No matter how good mother’s cooking is, we like to go out to a restaurant sometimes (if we can afford it). It’s not just because there’s different food to eat, but we also enjoy the “going out.”
Long before there were restaurants, there were taverns where people gathered to talk, have something to drink, and perhaps something to eat.
In London, there was another kind of place that was also the forerunner of the restaurant. This was the cookshop. The chief business of these cookshops was the sale of cooked meats which customers carried away with them. But sometimes a cookshop would also serve meals on the premises and was somewhat like a restaurant. There were cookshops in London as long ago as the twelfth century!
The first place where a meal was provided every day at a fixed hour was the tavern in England. They often became “dining clubs,” and these existed in the fifteenth century. By the middle of the sixteenth century, many towns-people of all classes had the habit of dining out in the taverns. Most of the taverns offered a good dinner for a shilling or less, with wine and ale as extras. Many of the taverns became meeting places of the leading people of the day. Shakespeare used to be a regular customer of the Mermaid Tavern in London.
About 1650 coffeehouses also sprang up in England. They served coffee, tea, and chocolate, which were all new drinks at that time. Sometimes they served meals, too.

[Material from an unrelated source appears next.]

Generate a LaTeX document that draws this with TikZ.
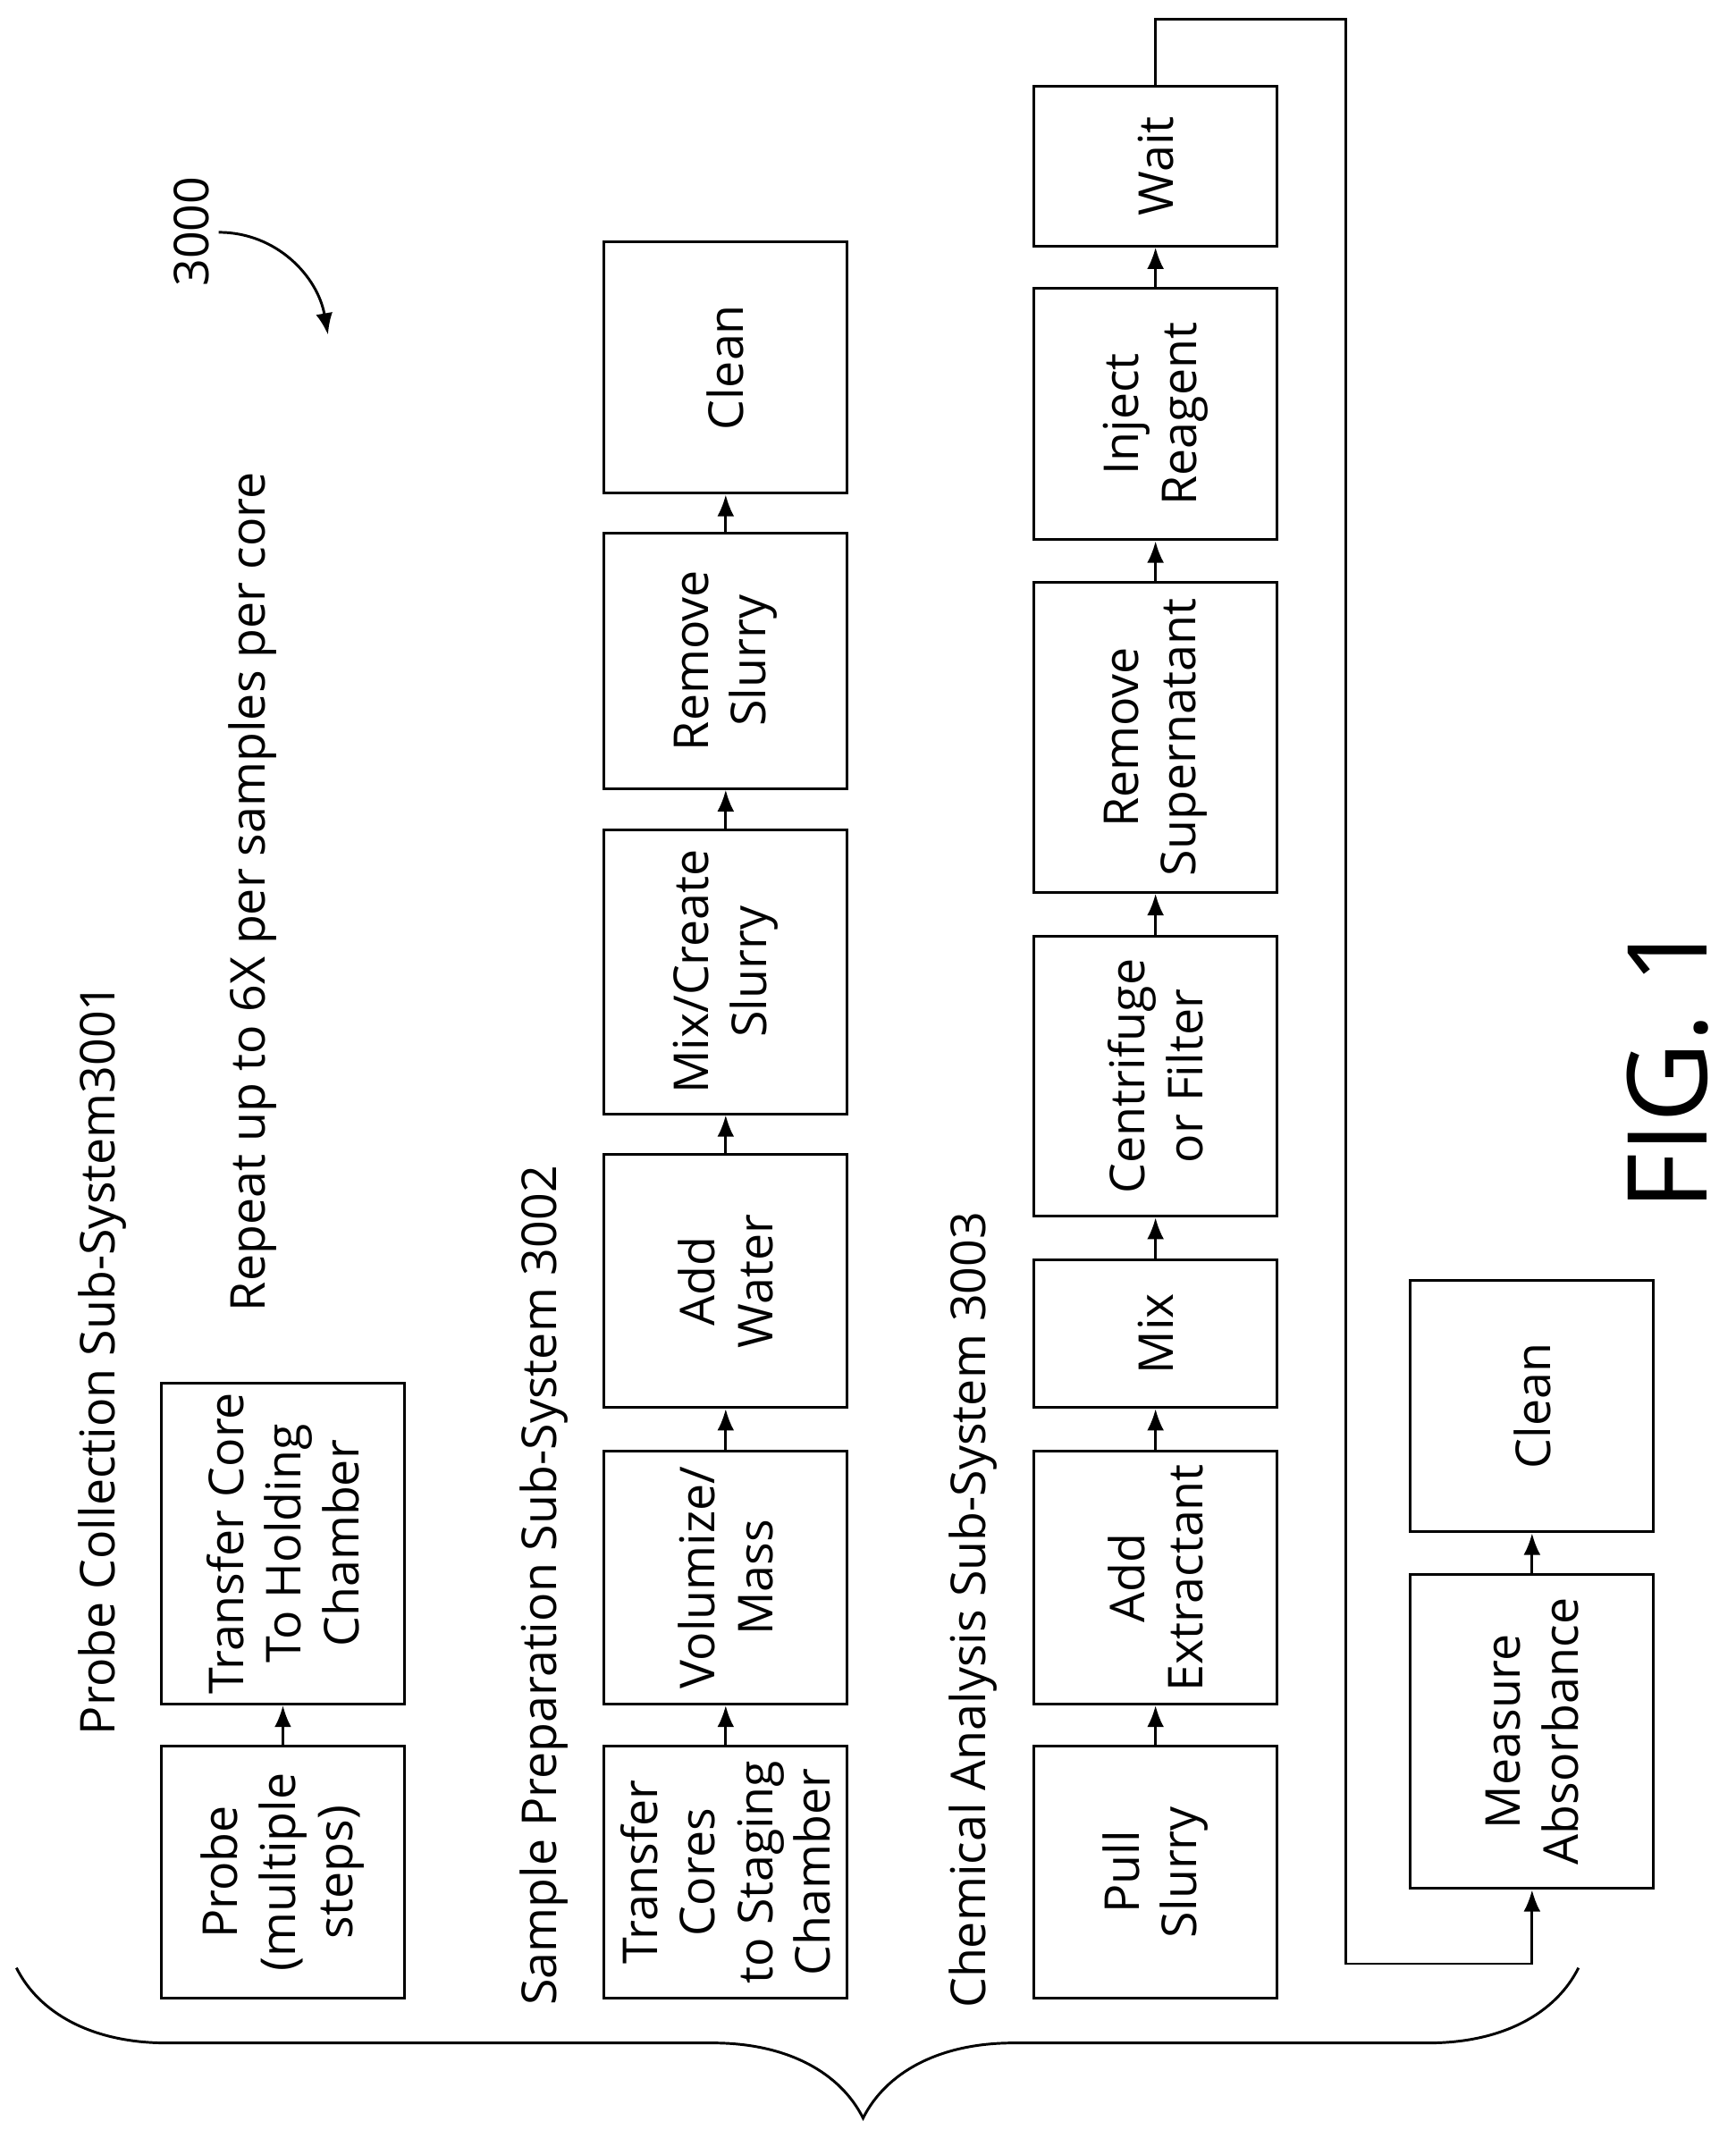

In 1765 a man named Boulanger opened a place in Paris which served meals and light refreshments, and he called his place a “restaurant.” This is the first time this word was used. It was a great success and many other places like it soon opened. In a short time, all over France, there were similar eating places called “restaurants.” But the word “restaurant” was not used in England until the end of the nineteenth century.
In the United States, the first restaurant of which there are records was the Blue Anchor Tavern in Philadelphia, opened in 1683.